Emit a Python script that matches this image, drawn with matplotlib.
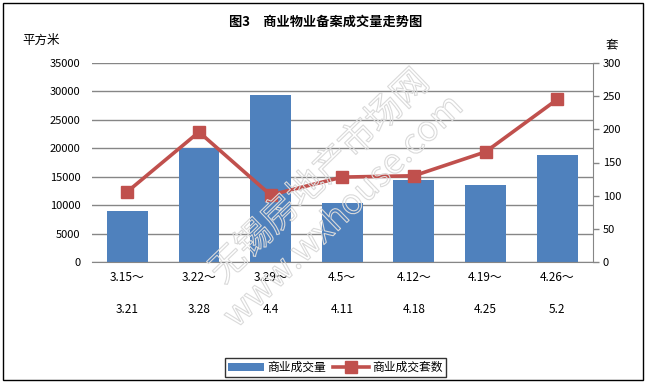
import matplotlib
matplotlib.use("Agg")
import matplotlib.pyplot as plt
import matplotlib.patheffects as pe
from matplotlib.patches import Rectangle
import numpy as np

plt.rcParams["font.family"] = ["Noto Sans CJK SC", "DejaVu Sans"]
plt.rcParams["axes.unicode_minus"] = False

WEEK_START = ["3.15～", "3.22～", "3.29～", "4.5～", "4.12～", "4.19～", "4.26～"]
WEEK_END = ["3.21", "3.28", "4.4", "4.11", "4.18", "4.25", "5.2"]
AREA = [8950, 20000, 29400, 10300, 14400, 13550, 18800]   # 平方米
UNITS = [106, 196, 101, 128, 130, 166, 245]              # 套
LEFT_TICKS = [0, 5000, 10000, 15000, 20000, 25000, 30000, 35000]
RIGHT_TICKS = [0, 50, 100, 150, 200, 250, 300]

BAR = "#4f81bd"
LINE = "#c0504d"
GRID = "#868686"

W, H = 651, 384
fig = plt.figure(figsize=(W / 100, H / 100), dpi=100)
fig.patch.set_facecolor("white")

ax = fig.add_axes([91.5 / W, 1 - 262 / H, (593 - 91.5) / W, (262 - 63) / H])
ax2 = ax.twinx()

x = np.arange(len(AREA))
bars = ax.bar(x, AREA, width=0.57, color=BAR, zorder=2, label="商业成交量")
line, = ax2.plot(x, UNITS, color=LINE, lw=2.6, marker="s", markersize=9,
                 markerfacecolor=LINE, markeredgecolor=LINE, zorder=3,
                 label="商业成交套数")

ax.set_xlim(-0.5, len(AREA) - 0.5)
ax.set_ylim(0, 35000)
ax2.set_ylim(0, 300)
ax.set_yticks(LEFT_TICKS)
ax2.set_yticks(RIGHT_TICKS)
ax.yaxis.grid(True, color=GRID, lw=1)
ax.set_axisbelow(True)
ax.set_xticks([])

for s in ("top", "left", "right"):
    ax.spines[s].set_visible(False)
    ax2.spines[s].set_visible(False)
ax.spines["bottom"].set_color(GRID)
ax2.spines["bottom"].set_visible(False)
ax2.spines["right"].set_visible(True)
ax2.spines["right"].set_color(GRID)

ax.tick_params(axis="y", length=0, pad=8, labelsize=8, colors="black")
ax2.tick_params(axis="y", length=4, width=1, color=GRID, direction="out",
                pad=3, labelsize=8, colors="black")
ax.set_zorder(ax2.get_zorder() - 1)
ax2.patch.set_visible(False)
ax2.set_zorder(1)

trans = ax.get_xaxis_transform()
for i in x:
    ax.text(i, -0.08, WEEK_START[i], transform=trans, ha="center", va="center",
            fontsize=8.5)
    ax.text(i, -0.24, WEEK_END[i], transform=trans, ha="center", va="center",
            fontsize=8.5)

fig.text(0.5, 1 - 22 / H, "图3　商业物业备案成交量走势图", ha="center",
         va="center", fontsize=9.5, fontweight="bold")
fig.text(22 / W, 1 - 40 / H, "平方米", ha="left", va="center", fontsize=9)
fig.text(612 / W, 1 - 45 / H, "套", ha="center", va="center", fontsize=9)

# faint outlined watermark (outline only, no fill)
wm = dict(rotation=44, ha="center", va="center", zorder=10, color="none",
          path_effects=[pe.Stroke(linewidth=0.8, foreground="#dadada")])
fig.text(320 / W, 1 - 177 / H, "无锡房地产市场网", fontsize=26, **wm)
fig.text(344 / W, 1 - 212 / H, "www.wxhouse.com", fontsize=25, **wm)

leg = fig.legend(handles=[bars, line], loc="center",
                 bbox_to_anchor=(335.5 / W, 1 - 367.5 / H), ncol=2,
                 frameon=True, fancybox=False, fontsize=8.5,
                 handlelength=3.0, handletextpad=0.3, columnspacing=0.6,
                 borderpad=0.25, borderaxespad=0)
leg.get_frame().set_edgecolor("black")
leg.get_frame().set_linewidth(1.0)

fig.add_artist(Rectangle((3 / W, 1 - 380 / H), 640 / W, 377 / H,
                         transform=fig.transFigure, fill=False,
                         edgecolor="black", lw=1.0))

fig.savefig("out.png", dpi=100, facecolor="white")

====

**Set exercise:**
Take the listing and print it again exactly, but without any pictures.

**Output below:**
Emit a Python script that matches this image, drawn with matplotlib.
import matplotlib
matplotlib.use("Agg")
import matplotlib.pyplot as plt
import matplotlib.patheffects as pe
from matplotlib.patches import Rectangle
import numpy as np

plt.rcParams["font.family"] = ["Noto Sans CJK SC", "DejaVu Sans"]
plt.rcParams["axes.unicode_minus"] = False

WEEK_START = ["3.15～", "3.22～", "3.29～", "4.5～", "4.12～", "4.19～", "4.26～"]
WEEK_END = ["3.21", "3.28", "4.4", "4.11", "4.18", "4.25", "5.2"]
AREA = [8950, 20000, 29400, 10300, 14400, 13550, 18800]   # 平方米
UNITS = [106, 196, 101, 128, 130, 166, 245]              # 套
LEFT_TICKS = [0, 5000, 10000, 15000, 20000, 25000, 30000, 35000]
RIGHT_TICKS = [0, 50, 100, 150, 200, 250, 300]

BAR = "#4f81bd"
LINE = "#c0504d"
GRID = "#868686"

W, H = 651, 384
fig = plt.figure(figsize=(W / 100, H / 100), dpi=100)
fig.patch.set_facecolor("white")

ax = fig.add_axes([91.5 / W, 1 - 262 / H, (593 - 91.5) / W, (262 - 63) / H])
ax2 = ax.twinx()

x = np.arange(len(AREA))
bars = ax.bar(x, AREA, width=0.57, color=BAR, zorder=2, label="商业成交量")
line, = ax2.plot(x, UNITS, color=LINE, lw=2.6, marker="s", markersize=9,
                 markerfacecolor=LINE, markeredgecolor=LINE, zorder=3,
                 label="商业成交套数")

ax.set_xlim(-0.5, len(AREA) - 0.5)
ax.set_ylim(0, 35000)
ax2.set_ylim(0, 300)
ax.set_yticks(LEFT_TICKS)
ax2.set_yticks(RIGHT_TICKS)
ax.yaxis.grid(True, color=GRID, lw=1)
ax.set_axisbelow(True)
ax.set_xticks([])

for s in ("top", "left", "right"):
    ax.spines[s].set_visible(False)
    ax2.spines[s].set_visible(False)
ax.spines["bottom"].set_color(GRID)
ax2.spines["bottom"].set_visible(False)
ax2.spines["right"].set_visible(True)
ax2.spines["right"].set_color(GRID)

ax.tick_params(axis="y", length=0, pad=8, labelsize=8, colors="black")
ax2.tick_params(axis="y", length=4, width=1, color=GRID, direction="out",
                pad=3, labelsize=8, colors="black")
ax.set_zorder(ax2.get_zorder() - 1)
ax2.patch.set_visible(False)
ax2.set_zorder(1)

trans = ax.get_xaxis_transform()
for i in x:
    ax.text(i, -0.08, WEEK_START[i], transform=trans, ha="center", va="center",
            fontsize=8.5)
    ax.text(i, -0.24, WEEK_END[i], transform=trans, ha="center", va="center",
            fontsize=8.5)

fig.text(0.5, 1 - 22 / H, "图3　商业物业备案成交量走势图", ha="center",
         va="center", fontsize=9.5, fontweight="bold")
fig.text(22 / W, 1 - 40 / H, "平方米", ha="left", va="center", fontsize=9)
fig.text(612 / W, 1 - 45 / H, "套", ha="center", va="center", fontsize=9)

# faint outlined watermark (outline only, no fill)
wm = dict(rotation=44, ha="center", va="center", zorder=10, color="none",
          path_effects=[pe.Stroke(linewidth=0.8, foreground="#dadada")])
fig.text(320 / W, 1 - 177 / H, "无锡房地产市场网", fontsize=26, **wm)
fig.text(344 / W, 1 - 212 / H, "www.wxhouse.com", fontsize=25, **wm)

leg = fig.legend(handles=[bars, line], loc="center",
                 bbox_to_anchor=(335.5 / W, 1 - 367.5 / H), ncol=2,
                 frameon=True, fancybox=False, fontsize=8.5,
                 handlelength=3.0, handletextpad=0.3, columnspacing=0.6,
                 borderpad=0.25, borderaxespad=0)
leg.get_frame().set_edgecolor("black")
leg.get_frame().set_linewidth(1.0)

fig.add_artist(Rectangle((3 / W, 1 - 380 / H), 640 / W, 377 / H,
                         transform=fig.transFigure, fill=False,
                         edgecolor="black", lw=1.0))

fig.savefig("out.png", dpi=100, facecolor="white")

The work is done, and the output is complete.